Reproduce the material in full, exactly as written.

___

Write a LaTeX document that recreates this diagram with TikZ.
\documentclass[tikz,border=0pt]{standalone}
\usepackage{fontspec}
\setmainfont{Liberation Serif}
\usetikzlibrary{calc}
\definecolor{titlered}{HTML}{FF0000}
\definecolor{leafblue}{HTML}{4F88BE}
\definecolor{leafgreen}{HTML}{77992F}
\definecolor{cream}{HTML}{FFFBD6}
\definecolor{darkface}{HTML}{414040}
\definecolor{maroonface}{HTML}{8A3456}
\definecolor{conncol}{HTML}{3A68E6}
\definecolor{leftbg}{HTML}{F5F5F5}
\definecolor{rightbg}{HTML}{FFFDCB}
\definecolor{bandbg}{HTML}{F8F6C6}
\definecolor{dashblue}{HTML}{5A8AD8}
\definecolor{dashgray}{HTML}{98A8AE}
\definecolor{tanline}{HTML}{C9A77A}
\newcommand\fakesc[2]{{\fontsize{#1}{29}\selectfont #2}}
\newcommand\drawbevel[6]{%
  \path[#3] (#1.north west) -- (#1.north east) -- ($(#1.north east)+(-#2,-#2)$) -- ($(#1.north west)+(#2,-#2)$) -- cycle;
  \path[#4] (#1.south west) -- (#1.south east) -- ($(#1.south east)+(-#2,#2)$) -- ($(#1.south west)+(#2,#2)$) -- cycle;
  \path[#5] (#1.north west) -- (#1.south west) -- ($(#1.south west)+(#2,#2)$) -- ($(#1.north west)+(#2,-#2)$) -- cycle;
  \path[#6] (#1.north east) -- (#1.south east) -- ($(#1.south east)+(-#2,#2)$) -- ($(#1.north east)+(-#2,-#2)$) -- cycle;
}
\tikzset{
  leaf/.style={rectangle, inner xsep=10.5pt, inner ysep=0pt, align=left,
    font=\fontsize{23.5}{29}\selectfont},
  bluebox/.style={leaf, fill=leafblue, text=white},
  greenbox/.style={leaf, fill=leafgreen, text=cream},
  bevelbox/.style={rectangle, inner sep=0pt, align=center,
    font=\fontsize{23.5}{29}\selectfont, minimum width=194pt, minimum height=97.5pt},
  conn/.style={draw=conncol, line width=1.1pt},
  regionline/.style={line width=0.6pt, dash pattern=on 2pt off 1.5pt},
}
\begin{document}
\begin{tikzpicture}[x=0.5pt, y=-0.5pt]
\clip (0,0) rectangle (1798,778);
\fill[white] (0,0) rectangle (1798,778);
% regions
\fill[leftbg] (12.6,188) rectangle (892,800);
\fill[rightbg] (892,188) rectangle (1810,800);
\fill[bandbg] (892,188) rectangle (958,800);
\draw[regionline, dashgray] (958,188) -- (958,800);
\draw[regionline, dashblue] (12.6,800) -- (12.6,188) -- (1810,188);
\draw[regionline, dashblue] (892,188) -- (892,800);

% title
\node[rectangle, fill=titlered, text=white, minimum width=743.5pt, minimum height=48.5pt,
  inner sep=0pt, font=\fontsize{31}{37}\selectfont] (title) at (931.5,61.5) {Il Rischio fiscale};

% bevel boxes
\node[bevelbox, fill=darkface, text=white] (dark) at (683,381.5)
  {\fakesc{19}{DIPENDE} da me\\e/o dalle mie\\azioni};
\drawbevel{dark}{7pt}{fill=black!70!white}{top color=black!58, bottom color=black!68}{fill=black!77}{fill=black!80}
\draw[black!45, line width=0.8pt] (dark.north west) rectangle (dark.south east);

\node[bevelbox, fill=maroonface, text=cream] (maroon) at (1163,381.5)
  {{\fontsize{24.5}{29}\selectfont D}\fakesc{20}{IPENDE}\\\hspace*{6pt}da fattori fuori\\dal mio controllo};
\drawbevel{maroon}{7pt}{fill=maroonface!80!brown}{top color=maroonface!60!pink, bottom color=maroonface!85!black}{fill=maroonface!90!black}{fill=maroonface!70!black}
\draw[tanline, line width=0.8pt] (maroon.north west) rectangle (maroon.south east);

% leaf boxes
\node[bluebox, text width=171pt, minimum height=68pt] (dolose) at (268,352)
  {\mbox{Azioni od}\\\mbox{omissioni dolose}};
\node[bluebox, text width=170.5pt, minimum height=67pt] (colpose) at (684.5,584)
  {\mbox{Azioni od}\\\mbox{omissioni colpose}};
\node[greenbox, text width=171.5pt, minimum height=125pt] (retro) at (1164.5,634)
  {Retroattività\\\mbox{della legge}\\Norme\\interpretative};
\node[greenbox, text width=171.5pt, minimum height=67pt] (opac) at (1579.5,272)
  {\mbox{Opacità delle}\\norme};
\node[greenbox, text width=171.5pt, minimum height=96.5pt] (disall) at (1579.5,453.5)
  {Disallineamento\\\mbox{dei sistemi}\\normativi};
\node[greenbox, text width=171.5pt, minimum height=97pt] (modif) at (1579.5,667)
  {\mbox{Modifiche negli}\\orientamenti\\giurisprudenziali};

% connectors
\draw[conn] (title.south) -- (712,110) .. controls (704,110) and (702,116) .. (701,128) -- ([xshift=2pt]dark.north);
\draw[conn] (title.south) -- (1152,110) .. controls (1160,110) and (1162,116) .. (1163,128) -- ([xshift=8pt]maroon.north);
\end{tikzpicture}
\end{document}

___

### Problem solution
Write a LaTeX document that recreates this diagram with TikZ.
\documentclass[tikz,border=0pt]{standalone}
\usepackage{fontspec}
\setmainfont{Liberation Serif}
\usetikzlibrary{calc}
\definecolor{titlered}{HTML}{FF0000}
\definecolor{leafblue}{HTML}{4F88BE}
\definecolor{leafgreen}{HTML}{77992F}
\definecolor{cream}{HTML}{FFFBD6}
\definecolor{darkface}{HTML}{414040}
\definecolor{maroonface}{HTML}{8A3456}
\definecolor{conncol}{HTML}{3A68E6}
\definecolor{leftbg}{HTML}{F5F5F5}
\definecolor{rightbg}{HTML}{FFFDCB}
\definecolor{bandbg}{HTML}{F8F6C6}
\definecolor{dashblue}{HTML}{5A8AD8}
\definecolor{dashgray}{HTML}{98A8AE}
\definecolor{tanline}{HTML}{C9A77A}
\newcommand\fakesc[2]{{\fontsize{#1}{29}\selectfont #2}}
\newcommand\drawbevel[6]{%
  \path[#3] (#1.north west) -- (#1.north east) -- ($(#1.north east)+(-#2,-#2)$) -- ($(#1.north west)+(#2,-#2)$) -- cycle;
  \path[#4] (#1.south west) -- (#1.south east) -- ($(#1.south east)+(-#2,#2)$) -- ($(#1.south west)+(#2,#2)$) -- cycle;
  \path[#5] (#1.north west) -- (#1.south west) -- ($(#1.south west)+(#2,#2)$) -- ($(#1.north west)+(#2,-#2)$) -- cycle;
  \path[#6] (#1.north east) -- (#1.south east) -- ($(#1.south east)+(-#2,#2)$) -- ($(#1.north east)+(-#2,-#2)$) -- cycle;
}
\tikzset{
  leaf/.style={rectangle, inner xsep=10.5pt, inner ysep=0pt, align=left,
    font=\fontsize{23.5}{29}\selectfont},
  bluebox/.style={leaf, fill=leafblue, text=white},
  greenbox/.style={leaf, fill=leafgreen, text=cream},
  bevelbox/.style={rectangle, inner sep=0pt, align=center,
    font=\fontsize{23.5}{29}\selectfont, minimum width=194pt, minimum height=97.5pt},
  conn/.style={draw=conncol, line width=1.1pt},
  regionline/.style={line width=0.6pt, dash pattern=on 2pt off 1.5pt},
}
\begin{document}
\begin{tikzpicture}[x=0.5pt, y=-0.5pt]
\clip (0,0) rectangle (1798,778);
\fill[white] (0,0) rectangle (1798,778);
% regions
\fill[leftbg] (12.6,188) rectangle (892,800);
\fill[rightbg] (892,188) rectangle (1810,800);
\fill[bandbg] (892,188) rectangle (958,800);
\draw[regionline, dashgray] (958,188) -- (958,800);
\draw[regionline, dashblue] (12.6,800) -- (12.6,188) -- (1810,188);
\draw[regionline, dashblue] (892,188) -- (892,800);

% title
\node[rectangle, fill=titlered, text=white, minimum width=743.5pt, minimum height=48.5pt,
  inner sep=0pt, font=\fontsize{31}{37}\selectfont] (title) at (931.5,61.5) {Il Rischio fiscale};

% bevel boxes
\node[bevelbox, fill=darkface, text=white] (dark) at (683,381.5)
  {\fakesc{19}{DIPENDE} da me\\e/o dalle mie\\azioni};
\drawbevel{dark}{7pt}{fill=black!70!white}{top color=black!58, bottom color=black!68}{fill=black!77}{fill=black!80}
\draw[black!45, line width=0.8pt] (dark.north west) rectangle (dark.south east);

\node[bevelbox, fill=maroonface, text=cream] (maroon) at (1163,381.5)
  {{\fontsize{24.5}{29}\selectfont D}\fakesc{20}{IPENDE}\\\hspace*{6pt}da fattori fuori\\dal mio controllo};
\drawbevel{maroon}{7pt}{fill=maroonface!80!brown}{top color=maroonface!60!pink, bottom color=maroonface!85!black}{fill=maroonface!90!black}{fill=maroonface!70!black}
\draw[tanline, line width=0.8pt] (maroon.north west) rectangle (maroon.south east);

% leaf boxes
\node[bluebox, text width=171pt, minimum height=68pt] (dolose) at (268,352)
  {\mbox{Azioni od}\\\mbox{omissioni dolose}};
\node[bluebox, text width=170.5pt, minimum height=67pt] (colpose) at (684.5,584)
  {\mbox{Azioni od}\\\mbox{omissioni colpose}};
\node[greenbox, text width=171.5pt, minimum height=125pt] (retro) at (1164.5,634)
  {Retroattività\\\mbox{della legge}\\Norme\\interpretative};
\node[greenbox, text width=171.5pt, minimum height=67pt] (opac) at (1579.5,272)
  {\mbox{Opacità delle}\\norme};
\node[greenbox, text width=171.5pt, minimum height=96.5pt] (disall) at (1579.5,453.5)
  {Disallineamento\\\mbox{dei sistemi}\\normativi};
\node[greenbox, text width=171.5pt, minimum height=97pt] (modif) at (1579.5,667)
  {\mbox{Modifiche negli}\\orientamenti\\giurisprudenziali};

% connectors
\draw[conn] (title.south) -- (712,110) .. controls (704,110) and (702,116) .. (701,128) -- ([xshift=2pt]dark.north);
\draw[conn] (title.south) -- (1152,110) .. controls (1160,110) and (1162,116) .. (1163,128) -- ([xshift=8pt]maroon.north);
\end{tikzpicture}
\end{document}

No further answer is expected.